Amish Tripathi uses mythology to deliver modern lessons
Gautam Chikermane Gautam Chikermane | 23 Aug, 2019
Amish Tripathi (Illustration: Saurabh Singh)
IN THE THIRD of his five-book Ram Chandra Series, Raavan: Enemy of Aryavarta, Amish Tripathi explores evil, situating it in the character of Raavan. Here he unsheathes Raavan’s core personality that is dark enough on its own. But this darkness spills over into darker shades of black when destiny writes out his path using crayons of self-preservation and revenge. Raavan is arguably the most complex villain in Indian literature, and Amish delivers one of the kind we have never met, re-imagining evil in ways we have not known.
The continuum of this great saga matches Amish’s commentary on modern India. Weaving familiar characters and their stories, he uses ancient time-space landscapes to deliver modern-day lessons. From independent India’s relentless contempt for wealth creation and the choking hold of bureaucracy on its people in general to the exploration of the recent Sabarimala controversy in particular, Amish continues with his bigger motive: to make India ‘worthy of our ancestors once again’.
Evil, as students of Indian philosophies know, is not a judgement. Indian thought rejects political tools such as heaven and hell, believers and non-believers, or even a god that punishes, which forms the essentials of Abrahamic faiths. Here, among the several underlying layers of philosophy one stands tall: Dharma, itself an abstraction that changes from one being, one situation, one karmic expression to another. Such complexity of thought is impossible to turn into commandments, dictums, dogmas.

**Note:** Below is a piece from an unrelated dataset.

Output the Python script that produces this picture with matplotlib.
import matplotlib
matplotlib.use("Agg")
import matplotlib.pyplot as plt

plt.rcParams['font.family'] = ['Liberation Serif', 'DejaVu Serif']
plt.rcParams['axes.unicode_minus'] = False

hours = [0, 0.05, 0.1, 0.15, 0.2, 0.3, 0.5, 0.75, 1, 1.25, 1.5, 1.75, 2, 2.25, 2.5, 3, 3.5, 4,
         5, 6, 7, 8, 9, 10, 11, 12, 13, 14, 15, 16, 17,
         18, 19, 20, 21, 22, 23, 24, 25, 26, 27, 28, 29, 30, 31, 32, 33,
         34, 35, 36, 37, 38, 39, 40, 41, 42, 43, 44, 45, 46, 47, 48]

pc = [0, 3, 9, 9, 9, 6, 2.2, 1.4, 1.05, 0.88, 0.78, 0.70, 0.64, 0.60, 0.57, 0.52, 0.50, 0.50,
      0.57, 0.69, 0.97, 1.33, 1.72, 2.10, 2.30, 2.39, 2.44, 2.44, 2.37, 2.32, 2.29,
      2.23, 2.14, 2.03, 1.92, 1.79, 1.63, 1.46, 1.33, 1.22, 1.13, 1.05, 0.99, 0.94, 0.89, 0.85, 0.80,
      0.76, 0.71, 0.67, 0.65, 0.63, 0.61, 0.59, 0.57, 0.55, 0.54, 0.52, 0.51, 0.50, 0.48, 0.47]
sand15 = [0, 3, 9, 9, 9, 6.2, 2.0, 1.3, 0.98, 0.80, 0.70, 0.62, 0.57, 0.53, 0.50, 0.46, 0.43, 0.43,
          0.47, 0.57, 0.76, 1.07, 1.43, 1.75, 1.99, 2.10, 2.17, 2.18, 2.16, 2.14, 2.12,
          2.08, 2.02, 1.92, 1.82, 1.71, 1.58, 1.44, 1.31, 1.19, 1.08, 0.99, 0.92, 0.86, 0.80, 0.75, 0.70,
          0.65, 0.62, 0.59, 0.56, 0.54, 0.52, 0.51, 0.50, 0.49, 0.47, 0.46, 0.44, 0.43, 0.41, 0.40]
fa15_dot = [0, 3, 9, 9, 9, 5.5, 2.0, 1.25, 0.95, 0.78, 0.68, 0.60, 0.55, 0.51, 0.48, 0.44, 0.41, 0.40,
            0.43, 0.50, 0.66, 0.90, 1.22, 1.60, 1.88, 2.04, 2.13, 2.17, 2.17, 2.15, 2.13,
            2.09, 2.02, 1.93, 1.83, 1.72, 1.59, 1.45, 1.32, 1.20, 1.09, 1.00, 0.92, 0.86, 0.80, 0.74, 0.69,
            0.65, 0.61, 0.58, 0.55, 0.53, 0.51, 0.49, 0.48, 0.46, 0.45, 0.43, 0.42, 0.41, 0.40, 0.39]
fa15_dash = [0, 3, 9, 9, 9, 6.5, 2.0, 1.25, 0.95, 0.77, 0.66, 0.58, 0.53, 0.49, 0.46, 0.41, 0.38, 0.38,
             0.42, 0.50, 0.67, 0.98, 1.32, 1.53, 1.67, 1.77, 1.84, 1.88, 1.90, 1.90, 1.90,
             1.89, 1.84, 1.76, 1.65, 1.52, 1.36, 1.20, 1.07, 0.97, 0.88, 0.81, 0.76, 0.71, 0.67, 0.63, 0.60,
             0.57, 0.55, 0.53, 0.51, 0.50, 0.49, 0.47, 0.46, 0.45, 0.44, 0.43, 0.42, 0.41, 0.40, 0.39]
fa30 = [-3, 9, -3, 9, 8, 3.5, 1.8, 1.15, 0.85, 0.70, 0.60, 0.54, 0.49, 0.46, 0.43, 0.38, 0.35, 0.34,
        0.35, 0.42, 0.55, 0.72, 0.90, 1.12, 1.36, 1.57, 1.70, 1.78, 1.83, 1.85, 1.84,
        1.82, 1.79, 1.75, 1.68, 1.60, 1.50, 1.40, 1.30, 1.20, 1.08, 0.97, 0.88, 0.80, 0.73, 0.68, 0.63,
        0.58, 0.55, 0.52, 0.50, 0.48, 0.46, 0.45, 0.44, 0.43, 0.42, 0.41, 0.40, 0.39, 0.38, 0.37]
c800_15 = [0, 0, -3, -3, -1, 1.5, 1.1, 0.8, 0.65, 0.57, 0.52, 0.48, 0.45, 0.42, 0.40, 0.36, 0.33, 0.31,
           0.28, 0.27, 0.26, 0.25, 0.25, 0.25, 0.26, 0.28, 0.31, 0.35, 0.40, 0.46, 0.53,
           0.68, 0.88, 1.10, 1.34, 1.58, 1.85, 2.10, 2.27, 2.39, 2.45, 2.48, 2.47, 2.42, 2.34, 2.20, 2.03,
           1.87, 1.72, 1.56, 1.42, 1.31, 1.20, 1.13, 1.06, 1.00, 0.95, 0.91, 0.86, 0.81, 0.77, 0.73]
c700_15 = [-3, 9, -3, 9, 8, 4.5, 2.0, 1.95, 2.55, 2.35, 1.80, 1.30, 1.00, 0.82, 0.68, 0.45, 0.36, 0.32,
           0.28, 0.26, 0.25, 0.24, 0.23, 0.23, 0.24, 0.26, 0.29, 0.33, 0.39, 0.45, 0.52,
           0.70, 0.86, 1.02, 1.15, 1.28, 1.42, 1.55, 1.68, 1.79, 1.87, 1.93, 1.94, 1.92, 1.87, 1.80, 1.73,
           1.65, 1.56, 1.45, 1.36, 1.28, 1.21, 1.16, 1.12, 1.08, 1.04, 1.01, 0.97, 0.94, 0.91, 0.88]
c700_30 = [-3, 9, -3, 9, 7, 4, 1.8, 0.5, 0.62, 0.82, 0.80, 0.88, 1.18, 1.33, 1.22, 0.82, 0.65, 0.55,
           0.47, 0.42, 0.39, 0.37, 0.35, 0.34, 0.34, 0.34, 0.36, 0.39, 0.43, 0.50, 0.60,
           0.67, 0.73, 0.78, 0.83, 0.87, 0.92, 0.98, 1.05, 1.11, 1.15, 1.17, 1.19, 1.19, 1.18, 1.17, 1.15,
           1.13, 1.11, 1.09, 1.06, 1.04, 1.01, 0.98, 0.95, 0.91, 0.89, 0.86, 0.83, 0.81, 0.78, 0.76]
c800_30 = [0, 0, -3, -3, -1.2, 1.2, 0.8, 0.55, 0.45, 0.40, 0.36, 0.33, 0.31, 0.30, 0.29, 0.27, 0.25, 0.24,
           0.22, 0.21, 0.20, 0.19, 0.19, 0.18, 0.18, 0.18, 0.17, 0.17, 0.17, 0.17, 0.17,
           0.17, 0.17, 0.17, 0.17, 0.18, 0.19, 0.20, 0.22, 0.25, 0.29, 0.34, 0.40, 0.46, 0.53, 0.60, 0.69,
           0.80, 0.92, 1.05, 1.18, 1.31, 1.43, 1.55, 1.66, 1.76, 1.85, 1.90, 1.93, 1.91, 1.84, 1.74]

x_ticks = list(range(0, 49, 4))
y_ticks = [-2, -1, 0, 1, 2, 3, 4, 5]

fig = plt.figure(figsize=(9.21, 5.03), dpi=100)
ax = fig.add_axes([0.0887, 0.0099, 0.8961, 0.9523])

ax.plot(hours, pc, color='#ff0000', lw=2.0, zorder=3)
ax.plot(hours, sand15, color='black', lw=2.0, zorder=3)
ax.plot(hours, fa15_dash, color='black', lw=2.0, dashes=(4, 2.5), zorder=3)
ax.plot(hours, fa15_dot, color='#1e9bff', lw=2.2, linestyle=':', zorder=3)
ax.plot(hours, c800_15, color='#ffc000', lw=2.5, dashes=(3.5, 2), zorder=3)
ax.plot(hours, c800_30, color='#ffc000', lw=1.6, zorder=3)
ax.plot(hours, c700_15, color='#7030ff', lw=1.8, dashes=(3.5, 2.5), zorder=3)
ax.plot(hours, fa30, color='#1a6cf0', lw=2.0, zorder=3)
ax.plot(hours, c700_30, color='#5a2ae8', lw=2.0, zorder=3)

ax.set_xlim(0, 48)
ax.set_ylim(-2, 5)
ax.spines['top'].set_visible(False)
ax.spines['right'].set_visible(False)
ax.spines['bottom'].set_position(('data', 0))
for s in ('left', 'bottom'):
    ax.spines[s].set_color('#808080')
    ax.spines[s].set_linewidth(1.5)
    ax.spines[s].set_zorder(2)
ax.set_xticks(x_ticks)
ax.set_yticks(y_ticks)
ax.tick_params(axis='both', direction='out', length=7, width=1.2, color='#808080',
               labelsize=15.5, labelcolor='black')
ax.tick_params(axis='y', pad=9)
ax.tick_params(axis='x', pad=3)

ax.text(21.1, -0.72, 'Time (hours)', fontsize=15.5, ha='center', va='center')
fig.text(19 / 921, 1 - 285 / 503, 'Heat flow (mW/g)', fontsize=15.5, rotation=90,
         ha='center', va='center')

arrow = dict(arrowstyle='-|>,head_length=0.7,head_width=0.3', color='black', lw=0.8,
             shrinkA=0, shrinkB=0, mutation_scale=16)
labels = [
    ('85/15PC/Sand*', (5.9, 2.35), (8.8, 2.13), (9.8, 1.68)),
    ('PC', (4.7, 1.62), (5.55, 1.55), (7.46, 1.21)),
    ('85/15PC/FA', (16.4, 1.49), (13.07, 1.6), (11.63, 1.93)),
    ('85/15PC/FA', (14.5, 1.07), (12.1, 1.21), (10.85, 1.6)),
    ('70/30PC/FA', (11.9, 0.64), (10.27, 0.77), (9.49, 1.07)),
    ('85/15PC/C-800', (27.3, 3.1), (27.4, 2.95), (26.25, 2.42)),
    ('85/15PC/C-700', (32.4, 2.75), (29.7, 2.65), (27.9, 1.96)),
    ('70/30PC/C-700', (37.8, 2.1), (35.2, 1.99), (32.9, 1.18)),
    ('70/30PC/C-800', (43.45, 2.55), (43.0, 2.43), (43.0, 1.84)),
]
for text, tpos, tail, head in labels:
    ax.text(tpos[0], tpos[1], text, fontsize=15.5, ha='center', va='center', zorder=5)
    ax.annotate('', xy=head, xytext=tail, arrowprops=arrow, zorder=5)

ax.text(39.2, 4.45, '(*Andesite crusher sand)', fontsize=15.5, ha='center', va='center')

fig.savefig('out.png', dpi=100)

In Amish’s darkest work so far, Raavan captures this subtlety and takes you on a rollercoaster of compassion and fury, love and rage, strategy and spontaneity. Barring the accentuated edges, we discover in ourselves a few shades of Raavan’s darkness. We move with his ambitions, weep in his grief, flow with his faith, celebrate his revenge, baulk at his brutality, judge his retributions and get startled at the climactic ironies of fate—we are wonderstruck at Amish’s craft of storytelling. Each reader will view Amish’s Raavan in her own way, even as she will explore the several Raavans within.
The pace of the book varies with the depths to which Amish explores situations that give us windows with which to view Raavan. One of the longest and most intense sequences in this tension-filled and Amish’s most violent book focuses on the flame of light burning within Raavan. You can literally see how Raavan’s pursuit of Vedavati is transforming him, bringing a flicker of light here, a ray of hope there. From the physical to the philosophical, the discourse between the two, both silent as well as verbal, is beautiful, gentle, calming—a complete antithesis to what Raavan stands for. Having built the scenario, Amish is as merciless as Raavan while destroying it, brutally extinguishing all hope of any good in him. Absolutely brilliant.
Looming in the shadow of Raavan’s are other characters that will bloom in the next two books: heroes Ram and Sita, twists of a larger game being played by gurus Vishwamitra and Vashishtha, and Raavan’s son Indrajit. But above all, the one character that trails him like a shadow, physically as well as in inner explorations, is his brother Kumbhakarna, hard on the outside but gentle within, virtually Raavan’s alter ego. Again, Amish’s Kumbhakarna is unlike any we’ve seen. He is devoted to Raavan but is also his conscience; he supports him in all actions but baulks at adharma. Kumbhakarna, I sense, will be a character we will weep the most for—in the last book.
With Raavan, Amish has brought all major characters and contexts, including the war over Vishnu, to a single point. On his bowstring of storytelling, the arrow has been pulled back fully. In the next two books he will release it.